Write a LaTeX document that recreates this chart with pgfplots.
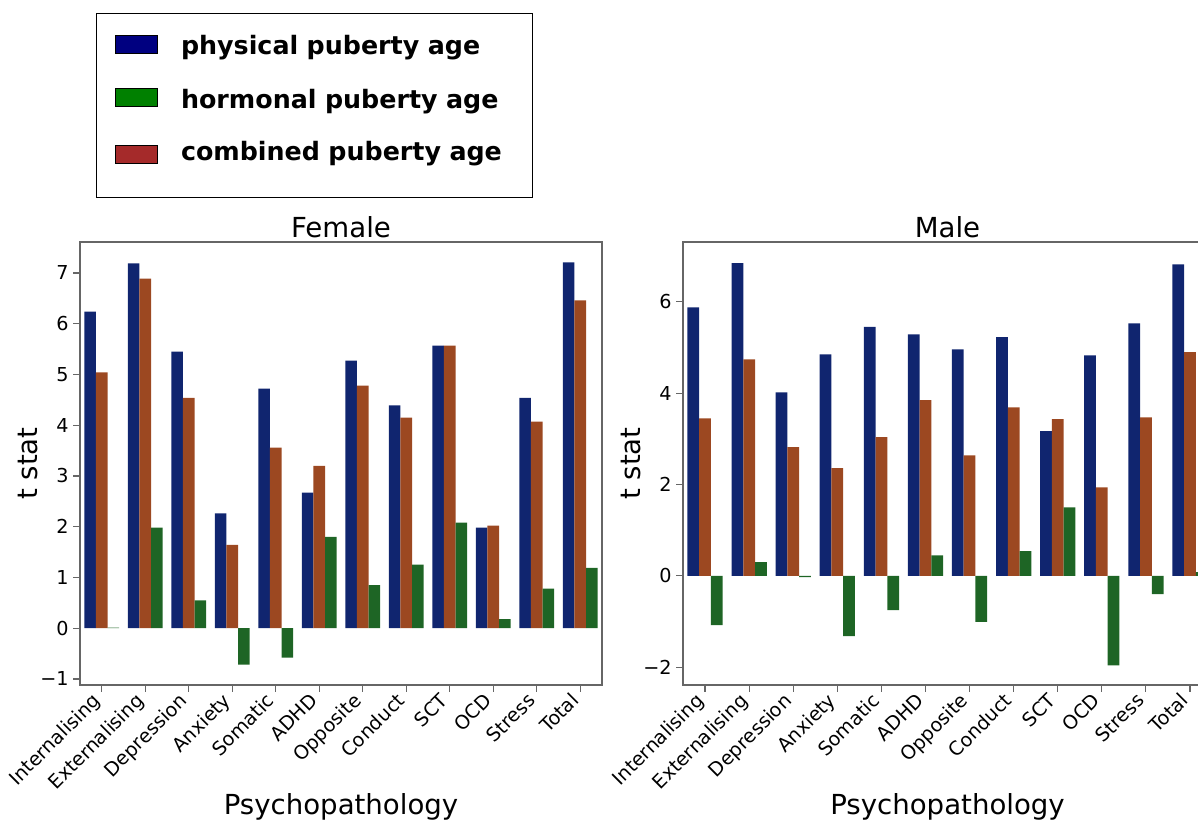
\documentclass[border=0pt]{standalone}
\usepackage{pgfplots}
\usepackage{pgfplotstable}
\pgfplotsset{compat=1.18}
\usepackage{fontspec}
\setmainfont{DejaVu Sans}

\definecolor{cphys}{HTML}{10256F}
\definecolor{ccomb}{HTML}{9C4821}
\definecolor{chorm}{HTML}{1E6525}
\definecolor{lnavy}{HTML}{000080}
\definecolor{lgreen}{HTML}{008000}
\definecolor{lbrown}{HTML}{A52A2A}

\pgfplotstableread{
idx phys comb horm
0 6.24 5.04 0.01
1 7.19 6.89 1.98
2 5.45 4.54 0.55
3 2.26 1.64 -0.72
4 4.72 3.56 -0.58
5 2.67 3.20 1.80
6 5.27 4.78 0.85
7 4.39 4.15 1.25
8 5.57 5.57 2.08
9 1.98 2.02 0.18
10 4.54 4.07 0.78
11 7.21 6.46 1.19
}\female

\pgfplotstableread{
idx phys comb horm
0 5.88 3.45 -1.08
1 6.85 4.74 0.30
2 4.02 2.82 -0.03
3 4.85 2.36 -1.32
4 5.45 3.04 -0.75
5 5.29 3.85 0.45
6 4.96 2.64 -1.01
7 5.23 3.69 0.54
8 3.17 3.43 1.50
9 4.83 1.94 -1.96
10 5.53 3.47 -0.40
11 6.82 4.90 0.08
}\male

\pgfplotsset{
  myaxis/.style={
    scale only axis,
    height=332.25pt,
    xmin=-0.5, xmax=11.5,
    xtick={0,...,11},
    xticklabels={Internalising,Externalising,Depression,Anxiety,Somatic,ADHD,Opposite,Conduct,SCT,OCD,Stress,Total},
    xticklabel style={xshift=-8pt, yshift=3pt, rotate=45, anchor=north east, font=\fontsize{14.4}{17}\selectfont, inner sep=2pt},
    yticklabel style={font=\fontsize{14.4}{17}\selectfont},
    tick align=outside, xtick pos=bottom, ytick pos=left,
    major tick length=5pt,
    axis line style={black!60, line width=0.9pt},
    every tick/.style={black!60, line width=0.9pt},
    xlabel={Psychopathology}, ylabel={t stat},
    label style={font=\fontsize{20.7}{24}\selectfont},
    xlabel style={yshift=6pt},
    ylabel style={yshift=-5pt},
    title style={font=\fontsize{20.7}{24}\selectfont, yshift=-6.75pt},
  },
  physbar/.style={ybar, bar width=0.2667, bar shift=-0.2667, fill=cphys, draw=none, forget plot},
  combbar/.style={ybar, bar width=0.2667, bar shift=0, fill=ccomb, draw=none, forget plot},
  hormbar/.style={ybar, bar width=0.2667, bar shift=0.2667, fill=chorm, draw=none, forget plot},
}

\begin{document}
\begin{tikzpicture}[trim left=0pt, trim right=898.5pt]
\path (0,0) rectangle (898.5pt,614.25pt);

\begin{axis}[myaxis,
  at={(60pt,100.5pt)}, anchor=south west,
  width=391.5pt,
  ymin=-1.12, ymax=7.61,
  ytick={-1,0,1,2,3,4,5,6,7},
  yticklabels={−1,0,1,2,3,4,5,6,7},
  title={Female},
  legend image code/.code={\draw[#1, draw=black, line width=0.6pt] (0pt,-3.75pt) rectangle (32pt,9.75pt);},
  legend style={at={(axis description cs:0.0307,1.5169)}, anchor=north west,
    draw=black, line width=0.8pt,
    inner xsep=13.5pt, inner ysep=15.75pt,
    column sep=17.25pt, row sep=21pt,
    font=\fontsize{19}{22}\selectfont\bfseries,
    nodes={inner xsep=0pt, inner ysep=0pt, text height=14pt, text depth=4pt, text width=249.75pt, align=left}},
  legend cell align=left,
]
\addplot[physbar] table[x=idx, y=phys] {\female};
\addplot[combbar] table[x=idx, y=comb] {\female};
\addplot[hormbar] table[x=idx, y=horm] {\female};
\addlegendimage{fill=lnavy}
\addlegendentry{physical puberty age}
\addlegendimage{fill=lgreen}
\addlegendentry{hormonal puberty age}
\addlegendimage{fill=lbrown}
\addlegendentry[text depth=12.25pt]{combined puberty age}
\end{axis}

\begin{axis}[myaxis,
  at={(512.25pt,100.5pt)}, anchor=south west,
  width=396.75pt,
  ymin=-2.39, ymax=7.31,
  ytick={-2,0,2,4,6},
  yticklabels={−2,0,2,4,6},
  title={Male},
]
\addplot[physbar] table[x=idx, y=phys] {\male};
\addplot[combbar] table[x=idx, y=comb] {\male};
\addplot[hormbar] table[x=idx, y=horm] {\male};
\end{axis}
\end{tikzpicture}
\end{document}
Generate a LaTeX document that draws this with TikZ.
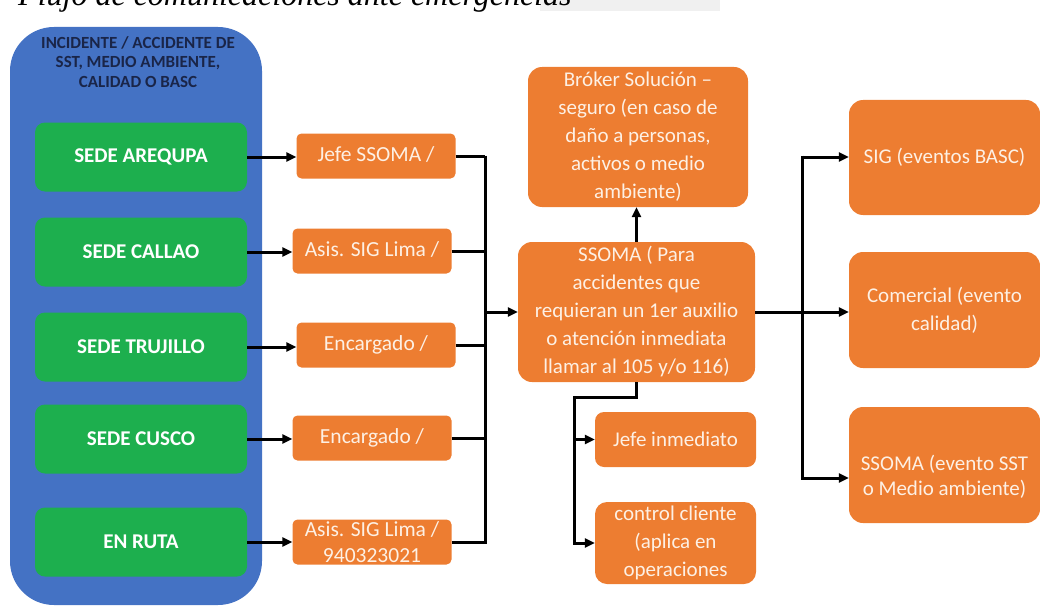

------

# Goal:
Leave every image out, and retype the material exactly.

# Exercise solution:
Write a LaTeX document that recreates this chart with pgfplots.
\documentclass[border=0pt]{standalone}
\usepackage{pgfplots}
\usepackage{pgfplotstable}
\pgfplotsset{compat=1.18}
\usepackage{fontspec}
\setmainfont{DejaVu Sans}

\definecolor{cphys}{HTML}{10256F}
\definecolor{ccomb}{HTML}{9C4821}
\definecolor{chorm}{HTML}{1E6525}
\definecolor{lnavy}{HTML}{000080}
\definecolor{lgreen}{HTML}{008000}
\definecolor{lbrown}{HTML}{A52A2A}

\pgfplotstableread{
idx phys comb horm
0 6.24 5.04 0.01
1 7.19 6.89 1.98
2 5.45 4.54 0.55
3 2.26 1.64 -0.72
4 4.72 3.56 -0.58
5 2.67 3.20 1.80
6 5.27 4.78 0.85
7 4.39 4.15 1.25
8 5.57 5.57 2.08
9 1.98 2.02 0.18
10 4.54 4.07 0.78
11 7.21 6.46 1.19
}\female

\pgfplotstableread{
idx phys comb horm
0 5.88 3.45 -1.08
1 6.85 4.74 0.30
2 4.02 2.82 -0.03
3 4.85 2.36 -1.32
4 5.45 3.04 -0.75
5 5.29 3.85 0.45
6 4.96 2.64 -1.01
7 5.23 3.69 0.54
8 3.17 3.43 1.50
9 4.83 1.94 -1.96
10 5.53 3.47 -0.40
11 6.82 4.90 0.08
}\male

\pgfplotsset{
  myaxis/.style={
    scale only axis,
    height=332.25pt,
    xmin=-0.5, xmax=11.5,
    xtick={0,...,11},
    xticklabels={Internalising,Externalising,Depression,Anxiety,Somatic,ADHD,Opposite,Conduct,SCT,OCD,Stress,Total},
    xticklabel style={xshift=-8pt, yshift=3pt, rotate=45, anchor=north east, font=\fontsize{14.4}{17}\selectfont, inner sep=2pt},
    yticklabel style={font=\fontsize{14.4}{17}\selectfont},
    tick align=outside, xtick pos=bottom, ytick pos=left,
    major tick length=5pt,
    axis line style={black!60, line width=0.9pt},
    every tick/.style={black!60, line width=0.9pt},
    xlabel={Psychopathology}, ylabel={t stat},
    label style={font=\fontsize{20.7}{24}\selectfont},
    xlabel style={yshift=6pt},
    ylabel style={yshift=-5pt},
    title style={font=\fontsize{20.7}{24}\selectfont, yshift=-6.75pt},
  },
  physbar/.style={ybar, bar width=0.2667, bar shift=-0.2667, fill=cphys, draw=none, forget plot},
  combbar/.style={ybar, bar width=0.2667, bar shift=0, fill=ccomb, draw=none, forget plot},
  hormbar/.style={ybar, bar width=0.2667, bar shift=0.2667, fill=chorm, draw=none, forget plot},
}

\begin{document}
\begin{tikzpicture}[trim left=0pt, trim right=898.5pt]
\path (0,0) rectangle (898.5pt,614.25pt);

\begin{axis}[myaxis,
  at={(60pt,100.5pt)}, anchor=south west,
  width=391.5pt,
  ymin=-1.12, ymax=7.61,
  ytick={-1,0,1,2,3,4,5,6,7},
  yticklabels={−1,0,1,2,3,4,5,6,7},
  title={Female},
  legend image code/.code={\draw[#1, draw=black, line width=0.6pt] (0pt,-3.75pt) rectangle (32pt,9.75pt);},
  legend style={at={(axis description cs:0.0307,1.5169)}, anchor=north west,
    draw=black, line width=0.8pt,
    inner xsep=13.5pt, inner ysep=15.75pt,
    column sep=17.25pt, row sep=21pt,
    font=\fontsize{19}{22}\selectfont\bfseries,
    nodes={inner xsep=0pt, inner ysep=0pt, text height=14pt, text depth=4pt, text width=249.75pt, align=left}},
  legend cell align=left,
]
\addplot[physbar] table[x=idx, y=phys] {\female};
\addplot[combbar] table[x=idx, y=comb] {\female};
\addplot[hormbar] table[x=idx, y=horm] {\female};
\addlegendimage{fill=lnavy}
\addlegendentry{physical puberty age}
\addlegendimage{fill=lgreen}
\addlegendentry{hormonal puberty age}
\addlegendimage{fill=lbrown}
\addlegendentry[text depth=12.25pt]{combined puberty age}
\end{axis}

\begin{axis}[myaxis,
  at={(512.25pt,100.5pt)}, anchor=south west,
  width=396.75pt,
  ymin=-2.39, ymax=7.31,
  ytick={-2,0,2,4,6},
  yticklabels={−2,0,2,4,6},
  title={Male},
]
\addplot[physbar] table[x=idx, y=phys] {\male};
\addplot[combbar] table[x=idx, y=comb] {\male};
\addplot[hormbar] table[x=idx, y=horm] {\male};
\end{axis}
\end{tikzpicture}
\end{document}
Generate a LaTeX document that draws this with TikZ.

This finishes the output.